Ender’s Shadow (price check, Amazon) (the author wanted it to be called Urchin) was a wonderful book to read. I’d read Ender’s Game a while ago and thoroughly enjoyed it, and this book seemed even better than it. It takes us thru the excitement of heated battle, while making us think about the deepest traits of our humanity.
The author, Orson Scott Card, has written a number of “sequels” to Ender’s Game, but the first such sequel takes place 3,000 years after Ender’s Game ends. It also takes a more serious and contemplative tone, which didn’t go over so well with the kids who loved the story of Ender’s Game so much.
This book brings back all the excitement and retells the same story (it’s a “parallel novel” or a parallax) but puts a different twist on things, telling the story of Bean, the scrawny youngster who works his way up from starving on the street to saving the planet.
While doing so it brings up questions about religion, hatred, life and death and makes us curious about whether human nature will ever change.
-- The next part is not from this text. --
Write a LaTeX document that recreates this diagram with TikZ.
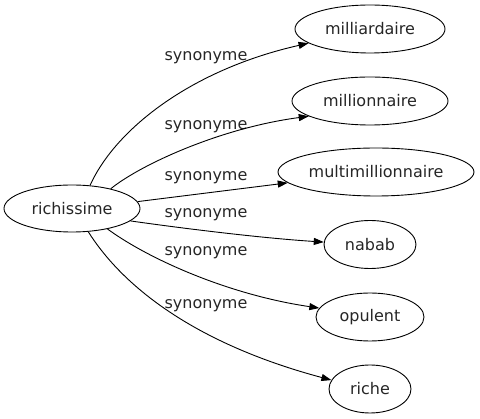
\documentclass[tikz,border=0pt]{standalone}
\usepackage{fontspec}
\setmainfont{DejaVu Sans}
\usetikzlibrary{shapes.geometric,arrows.meta}
\begin{document}
\begin{tikzpicture}[x=1pt,y=-1pt,
  word/.style={draw,ellipse,inner sep=0pt,line width=0.9pt,minimum height=48pt,font=\fontsize{16}{19}\selectfont,text=black!85},
  syn/.style={font=\fontsize{16}{19}\selectfont,inner sep=0pt,text=black!85},
  rel/.style={line width=0.9pt,-{Triangle[length=10pt,width=7pt]}}]
\useasboundingbox (0,0) rectangle (480,419);
\node[word,minimum width=136pt,minimum height=47pt] (r) at (72,208.5) {richissime};
\node[word,minimum width=150pt] (m1) at (370,29) {milliardaire};
\node[word,minimum width=156pt] (m2) at (370,101) {millionnaire};
\node[word,minimum width=196pt] (m3) at (376,172) {multimillionnaire};
\node[word,minimum width=92pt] (m4) at (370,244.5) {nabab};
\node[word,minimum width=108pt] (m5) at (370,317) {opulent};
\node[word,minimum width=82pt] (m6) at (370,389) {riche};
\node[syn] (l1) at (206,58) {synonyme};
\node[syn] (l2) at (206,127) {synonyme};
\node[syn] (l3) at (206,178) {synonyme};
\node[syn] (l4) at (206,215) {synonyme};
\node[syn] (l5) at (206,253) {synonyme};
\node[syn] (l6) at (206,306) {synonyme};
\draw[rel] (r.52) .. controls (115,130) and (190,70) .. (m1.193);
\draw[rel] (r.27) .. controls (140,165) and (220,128) .. (m2.194);
\draw[rel] (r.6) -- (m3.187);
\draw[rel] (r.348) .. controls (180,228) and (260,238) .. (m4.177);
\draw[rel] (r.330) .. controls (150,260) and (230,295) .. (m5.170);
\draw[rel] (r.305) .. controls (125,290) and (200,345) .. (m6.167);
\end{tikzpicture}
\end{document}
All of this is played against the backdrop of “The Buggers”, the evil insectoid aliens controlled with a single hive mind who have set out to colonize Earth.
At the end, there’s obvious room for a sequel about how life ends up on Earth afterwards. While this book would not have the magic of space battles, it could go into further depth on the philosophical issues. Mike Cohen pointed me to Shadow of the Hegemon (price check, Amazon) which appears to be this book I imagined.
By the end of Ender’s Shadow, we realize that humanity’s greatest strength flows from its ability for independent thought. Yet almost as quickly we learn that this ability can also be our greatest weakeness. In the end we’re left with only questions, and each of us must answer them for ourselves.